At 11:40 PM 1/14/2005 +0100, Anthere wrote:
For european, this is a joint project but a european success.
For american, according to what is implied by the article division, it is basically an american (and a bit european) success.
I'm the one who created the original redirect from [[Huygens probe]] to Cassini. Back when I did that, the Cassini article was located at [[Cassini probe]] so that's where I redirected it to. Also, the article itself was at the time just a mildly-modified version of material I had copied directly from http://nssdc.gsfc.nasa.gov/database/MasterCatalog?sc=1997-061A and http://saturn.jpl.nasa.gov/ - both of them NASA websites, so naturally with an American perspective on things. http://en.wikipedia.org/w/index.php?title=Cassini-Huygens&oldid=2550496 for those interested in seeing the article as it was at the time.

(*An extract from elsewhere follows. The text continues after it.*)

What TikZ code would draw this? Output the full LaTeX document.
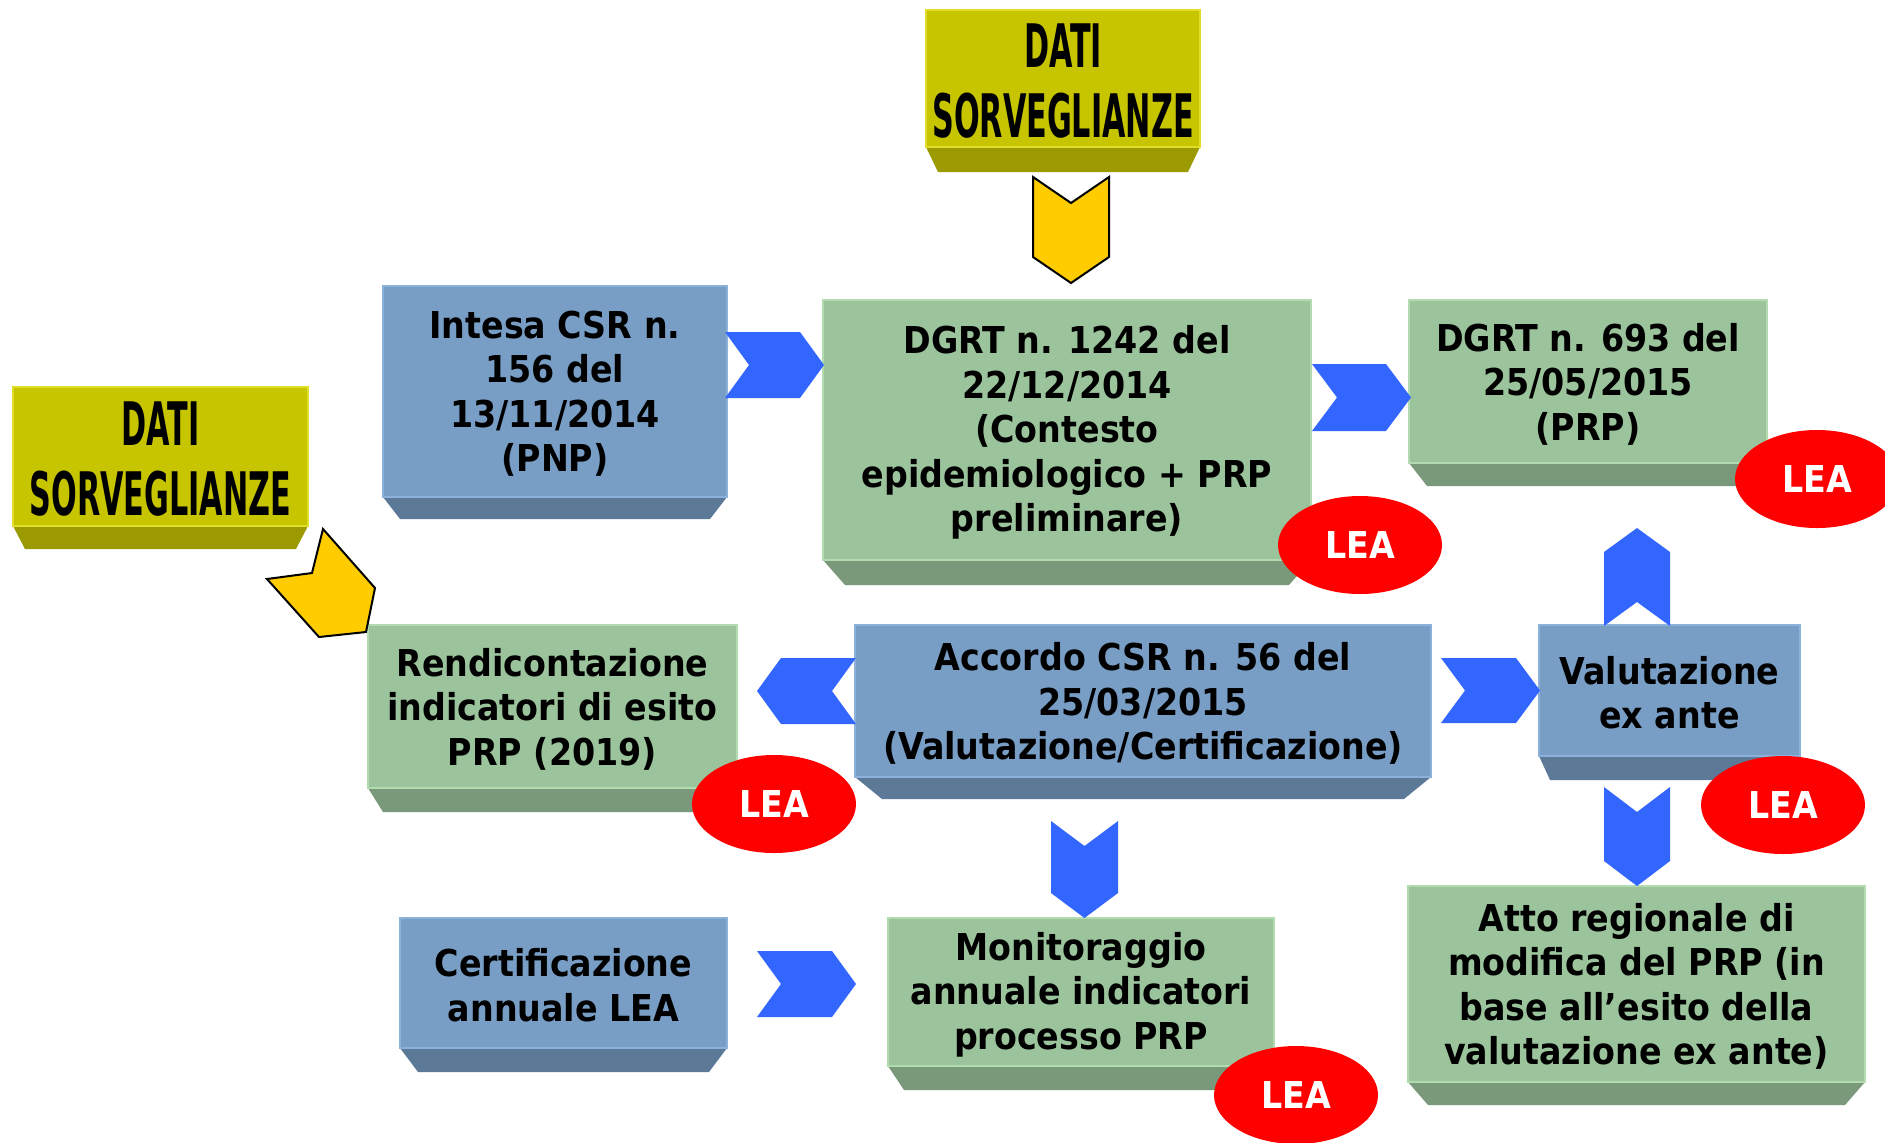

I'm also the one who split the Huygens section off into its own article again a couple days back. Article size was the reason why I split it off when I did, so that's why I put it in the edit summary. There are other perfectly valid reasons to split the article, and if someone had split it up based on those other reasons I'd expect those other reasons to be in the edit summary instead. I don't see why it makes a difference, since we both agree that it should be split.
I'm Canadian, BTW, which means I'm half European and half American but will deny being either. :)
Go on google, and look at "Cassini-Huygens landing site". Look at results, Wikipedia IS there.
now, look at "Huygens landing site" Look at results, right, Wikipedia is not in the first page. Only on the second, and only for Cassini.
Google doesn't update its rankings instantaneously, so splitting the article won't have an effect for a while yet. You could have split it earlier if you wanted, I don't disagree with your reasoning and would have supported it if I'd noticed you doing it back then.